» **Supplied information**
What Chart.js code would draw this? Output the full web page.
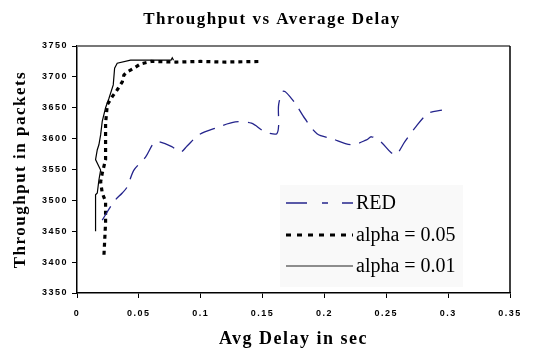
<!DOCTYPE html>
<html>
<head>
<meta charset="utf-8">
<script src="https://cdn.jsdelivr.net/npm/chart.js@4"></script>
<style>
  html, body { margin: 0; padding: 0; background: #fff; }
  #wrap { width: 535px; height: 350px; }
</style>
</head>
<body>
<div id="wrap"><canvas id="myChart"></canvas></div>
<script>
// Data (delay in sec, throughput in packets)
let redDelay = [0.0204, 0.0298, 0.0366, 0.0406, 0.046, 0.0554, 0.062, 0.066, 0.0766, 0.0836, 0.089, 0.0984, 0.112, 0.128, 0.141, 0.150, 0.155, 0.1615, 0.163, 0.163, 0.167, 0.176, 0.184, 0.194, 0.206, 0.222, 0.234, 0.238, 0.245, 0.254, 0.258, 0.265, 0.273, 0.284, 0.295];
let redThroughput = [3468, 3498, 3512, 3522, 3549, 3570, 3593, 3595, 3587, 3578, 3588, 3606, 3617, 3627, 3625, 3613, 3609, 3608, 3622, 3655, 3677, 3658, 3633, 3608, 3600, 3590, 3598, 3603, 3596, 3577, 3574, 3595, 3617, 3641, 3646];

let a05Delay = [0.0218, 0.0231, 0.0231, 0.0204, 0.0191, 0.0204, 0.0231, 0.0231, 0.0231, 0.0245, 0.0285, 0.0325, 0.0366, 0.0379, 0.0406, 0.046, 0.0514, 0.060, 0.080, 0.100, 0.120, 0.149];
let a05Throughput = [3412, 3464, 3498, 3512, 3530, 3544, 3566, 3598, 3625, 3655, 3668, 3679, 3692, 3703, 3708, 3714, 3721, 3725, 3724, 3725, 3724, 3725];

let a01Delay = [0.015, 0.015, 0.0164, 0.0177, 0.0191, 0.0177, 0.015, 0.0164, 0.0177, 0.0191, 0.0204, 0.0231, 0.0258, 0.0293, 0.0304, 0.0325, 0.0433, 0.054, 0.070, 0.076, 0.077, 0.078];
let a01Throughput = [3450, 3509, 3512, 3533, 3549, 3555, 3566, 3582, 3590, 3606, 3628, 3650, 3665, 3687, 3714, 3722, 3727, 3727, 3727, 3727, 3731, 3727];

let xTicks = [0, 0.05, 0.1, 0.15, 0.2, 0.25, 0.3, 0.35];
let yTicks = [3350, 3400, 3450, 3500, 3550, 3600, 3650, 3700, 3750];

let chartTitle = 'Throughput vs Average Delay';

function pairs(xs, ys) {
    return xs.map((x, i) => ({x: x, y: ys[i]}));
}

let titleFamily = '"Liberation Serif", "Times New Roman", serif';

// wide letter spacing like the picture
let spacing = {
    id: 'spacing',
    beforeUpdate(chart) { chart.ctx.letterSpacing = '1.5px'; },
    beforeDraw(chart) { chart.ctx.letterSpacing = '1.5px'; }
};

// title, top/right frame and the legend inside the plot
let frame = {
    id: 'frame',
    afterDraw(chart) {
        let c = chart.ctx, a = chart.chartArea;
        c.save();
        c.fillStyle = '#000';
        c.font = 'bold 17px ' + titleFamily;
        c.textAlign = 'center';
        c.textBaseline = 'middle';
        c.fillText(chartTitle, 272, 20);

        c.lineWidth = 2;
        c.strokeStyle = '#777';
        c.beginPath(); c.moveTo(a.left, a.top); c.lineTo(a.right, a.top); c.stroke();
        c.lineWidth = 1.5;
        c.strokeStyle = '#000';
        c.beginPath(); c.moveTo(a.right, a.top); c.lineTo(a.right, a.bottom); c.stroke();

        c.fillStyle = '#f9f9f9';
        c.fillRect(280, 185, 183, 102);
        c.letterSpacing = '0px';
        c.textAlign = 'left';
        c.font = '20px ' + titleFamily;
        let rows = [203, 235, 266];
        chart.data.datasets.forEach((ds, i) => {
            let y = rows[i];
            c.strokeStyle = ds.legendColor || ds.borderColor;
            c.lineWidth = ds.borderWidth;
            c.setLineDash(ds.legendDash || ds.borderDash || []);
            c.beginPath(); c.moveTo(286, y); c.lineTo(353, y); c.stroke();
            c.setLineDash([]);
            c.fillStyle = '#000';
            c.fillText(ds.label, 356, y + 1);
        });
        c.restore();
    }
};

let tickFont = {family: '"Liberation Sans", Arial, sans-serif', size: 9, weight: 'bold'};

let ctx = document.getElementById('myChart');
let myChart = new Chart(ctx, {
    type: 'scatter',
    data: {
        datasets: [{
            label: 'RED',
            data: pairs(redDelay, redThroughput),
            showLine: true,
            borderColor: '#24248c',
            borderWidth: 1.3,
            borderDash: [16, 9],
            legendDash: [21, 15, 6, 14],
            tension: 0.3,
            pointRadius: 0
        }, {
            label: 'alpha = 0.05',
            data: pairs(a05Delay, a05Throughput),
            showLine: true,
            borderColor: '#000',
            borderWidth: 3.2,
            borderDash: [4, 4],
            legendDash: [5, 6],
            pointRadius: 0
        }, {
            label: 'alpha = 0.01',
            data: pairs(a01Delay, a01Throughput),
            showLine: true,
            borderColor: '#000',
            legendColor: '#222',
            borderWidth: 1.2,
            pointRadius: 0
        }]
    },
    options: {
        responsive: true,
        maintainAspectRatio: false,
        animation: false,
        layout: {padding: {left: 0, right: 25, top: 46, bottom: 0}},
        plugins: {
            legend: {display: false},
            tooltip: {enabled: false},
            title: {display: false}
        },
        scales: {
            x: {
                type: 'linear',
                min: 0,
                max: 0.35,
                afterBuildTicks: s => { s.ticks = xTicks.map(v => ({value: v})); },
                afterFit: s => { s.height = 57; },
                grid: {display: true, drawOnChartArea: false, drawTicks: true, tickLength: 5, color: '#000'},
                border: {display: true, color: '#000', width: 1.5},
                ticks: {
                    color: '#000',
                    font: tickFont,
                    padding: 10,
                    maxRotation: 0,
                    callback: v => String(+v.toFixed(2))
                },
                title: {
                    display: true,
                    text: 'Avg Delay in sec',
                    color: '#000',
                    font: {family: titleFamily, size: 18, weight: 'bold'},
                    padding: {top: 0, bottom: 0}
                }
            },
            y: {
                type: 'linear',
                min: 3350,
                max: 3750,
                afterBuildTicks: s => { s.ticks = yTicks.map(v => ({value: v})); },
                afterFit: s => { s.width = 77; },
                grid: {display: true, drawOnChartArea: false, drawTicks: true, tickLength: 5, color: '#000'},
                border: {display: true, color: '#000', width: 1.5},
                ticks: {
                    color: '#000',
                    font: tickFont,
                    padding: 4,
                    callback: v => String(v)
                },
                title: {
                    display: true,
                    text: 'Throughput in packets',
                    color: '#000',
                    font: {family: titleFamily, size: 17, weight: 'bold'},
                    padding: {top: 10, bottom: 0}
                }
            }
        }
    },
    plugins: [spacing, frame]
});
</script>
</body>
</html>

» **Problem description**
Repeat the material above word for word, please, apart from its images.

» **The answer**
What Chart.js code would draw this? Output the full web page.
<!DOCTYPE html>
<html>
<head>
<meta charset="utf-8">
<script src="https://cdn.jsdelivr.net/npm/chart.js@4"></script>
<style>
  html, body { margin: 0; padding: 0; background: #fff; }
  #wrap { width: 535px; height: 350px; }
</style>
</head>
<body>
<div id="wrap"><canvas id="myChart"></canvas></div>
<script>
// Data (delay in sec, throughput in packets)
let redDelay = [0.0204, 0.0298, 0.0366, 0.0406, 0.046, 0.0554, 0.062, 0.066, 0.0766, 0.0836, 0.089, 0.0984, 0.112, 0.128, 0.141, 0.150, 0.155, 0.1615, 0.163, 0.163, 0.167, 0.176, 0.184, 0.194, 0.206, 0.222, 0.234, 0.238, 0.245, 0.254, 0.258, 0.265, 0.273, 0.284, 0.295];
let redThroughput = [3468, 3498, 3512, 3522, 3549, 3570, 3593, 3595, 3587, 3578, 3588, 3606, 3617, 3627, 3625, 3613, 3609, 3608, 3622, 3655, 3677, 3658, 3633, 3608, 3600, 3590, 3598, 3603, 3596, 3577, 3574, 3595, 3617, 3641, 3646];

let a05Delay = [0.0218, 0.0231, 0.0231, 0.0204, 0.0191, 0.0204, 0.0231, 0.0231, 0.0231, 0.0245, 0.0285, 0.0325, 0.0366, 0.0379, 0.0406, 0.046, 0.0514, 0.060, 0.080, 0.100, 0.120, 0.149];
let a05Throughput = [3412, 3464, 3498, 3512, 3530, 3544, 3566, 3598, 3625, 3655, 3668, 3679, 3692, 3703, 3708, 3714, 3721, 3725, 3724, 3725, 3724, 3725];

let a01Delay = [0.015, 0.015, 0.0164, 0.0177, 0.0191, 0.0177, 0.015, 0.0164, 0.0177, 0.0191, 0.0204, 0.0231, 0.0258, 0.0293, 0.0304, 0.0325, 0.0433, 0.054, 0.070, 0.076, 0.077, 0.078];
let a01Throughput = [3450, 3509, 3512, 3533, 3549, 3555, 3566, 3582, 3590, 3606, 3628, 3650, 3665, 3687, 3714, 3722, 3727, 3727, 3727, 3727, 3731, 3727];

let xTicks = [0, 0.05, 0.1, 0.15, 0.2, 0.25, 0.3, 0.35];
let yTicks = [3350, 3400, 3450, 3500, 3550, 3600, 3650, 3700, 3750];

let chartTitle = 'Throughput vs Average Delay';

function pairs(xs, ys) {
    return xs.map((x, i) => ({x: x, y: ys[i]}));
}

let titleFamily = '"Liberation Serif", "Times New Roman", serif';

// wide letter spacing like the picture
let spacing = {
    id: 'spacing',
    beforeUpdate(chart) { chart.ctx.letterSpacing = '1.5px'; },
    beforeDraw(chart) { chart.ctx.letterSpacing = '1.5px'; }
};

// title, top/right frame and the legend inside the plot
let frame = {
    id: 'frame',
    afterDraw(chart) {
        let c = chart.ctx, a = chart.chartArea;
        c.save();
        c.fillStyle = '#000';
        c.font = 'bold 17px ' + titleFamily;
        c.textAlign = 'center';
        c.textBaseline = 'middle';
        c.fillText(chartTitle, 272, 20);

        c.lineWidth = 2;
        c.strokeStyle = '#777';
        c.beginPath(); c.moveTo(a.left, a.top); c.lineTo(a.right, a.top); c.stroke();
        c.lineWidth = 1.5;
        c.strokeStyle = '#000';
        c.beginPath(); c.moveTo(a.right, a.top); c.lineTo(a.right, a.bottom); c.stroke();

        c.fillStyle = '#f9f9f9';
        c.fillRect(280, 185, 183, 102);
        c.letterSpacing = '0px';
        c.textAlign = 'left';
        c.font = '20px ' + titleFamily;
        let rows = [203, 235, 266];
        chart.data.datasets.forEach((ds, i) => {
            let y = rows[i];
            c.strokeStyle = ds.legendColor || ds.borderColor;
            c.lineWidth = ds.borderWidth;
            c.setLineDash(ds.legendDash || ds.borderDash || []);
            c.beginPath(); c.moveTo(286, y); c.lineTo(353, y); c.stroke();
            c.setLineDash([]);
            c.fillStyle = '#000';
            c.fillText(ds.label, 356, y + 1);
        });
        c.restore();
    }
};

let tickFont = {family: '"Liberation Sans", Arial, sans-serif', size: 9, weight: 'bold'};

let ctx = document.getElementById('myChart');
let myChart = new Chart(ctx, {
    type: 'scatter',
    data: {
        datasets: [{
            label: 'RED',
            data: pairs(redDelay, redThroughput),
            showLine: true,
            borderColor: '#24248c',
            borderWidth: 1.3,
            borderDash: [16, 9],
            legendDash: [21, 15, 6, 14],
            tension: 0.3,
            pointRadius: 0
        }, {
            label: 'alpha = 0.05',
            data: pairs(a05Delay, a05Throughput),
            showLine: true,
            borderColor: '#000',
            borderWidth: 3.2,
            borderDash: [4, 4],
            legendDash: [5, 6],
            pointRadius: 0
        }, {
            label: 'alpha = 0.01',
            data: pairs(a01Delay, a01Throughput),
            showLine: true,
            borderColor: '#000',
            legendColor: '#222',
            borderWidth: 1.2,
            pointRadius: 0
        }]
    },
    options: {
        responsive: true,
        maintainAspectRatio: false,
        animation: false,
        layout: {padding: {left: 0, right: 25, top: 46, bottom: 0}},
        plugins: {
            legend: {display: false},
            tooltip: {enabled: false},
            title: {display: false}
        },
        scales: {
            x: {
                type: 'linear',
                min: 0,
                max: 0.35,
                afterBuildTicks: s => { s.ticks = xTicks.map(v => ({value: v})); },
                afterFit: s => { s.height = 57; },
                grid: {display: true, drawOnChartArea: false, drawTicks: true, tickLength: 5, color: '#000'},
                border: {display: true, color: '#000', width: 1.5},
                ticks: {
                    color: '#000',
                    font: tickFont,
                    padding: 10,
                    maxRotation: 0,
                    callback: v => String(+v.toFixed(2))
                },
                title: {
                    display: true,
                    text: 'Avg Delay in sec',
                    color: '#000',
                    font: {family: titleFamily, size: 18, weight: 'bold'},
                    padding: {top: 0, bottom: 0}
                }
            },
            y: {
                type: 'linear',
                min: 3350,
                max: 3750,
                afterBuildTicks: s => { s.ticks = yTicks.map(v => ({value: v})); },
                afterFit: s => { s.width = 77; },
                grid: {display: true, drawOnChartArea: false, drawTicks: true, tickLength: 5, color: '#000'},
                border: {display: true, color: '#000', width: 1.5},
                ticks: {
                    color: '#000',
                    font: tickFont,
                    padding: 4,
                    callback: v => String(v)
                },
                title: {
                    display: true,
                    text: 'Throughput in packets',
                    color: '#000',
                    font: {family: titleFamily, size: 17, weight: 'bold'},
                    padding: {top: 10, bottom: 0}
                }
            }
        }
    },
    plugins: [spacing, frame]
});
</script>
</body>
</html>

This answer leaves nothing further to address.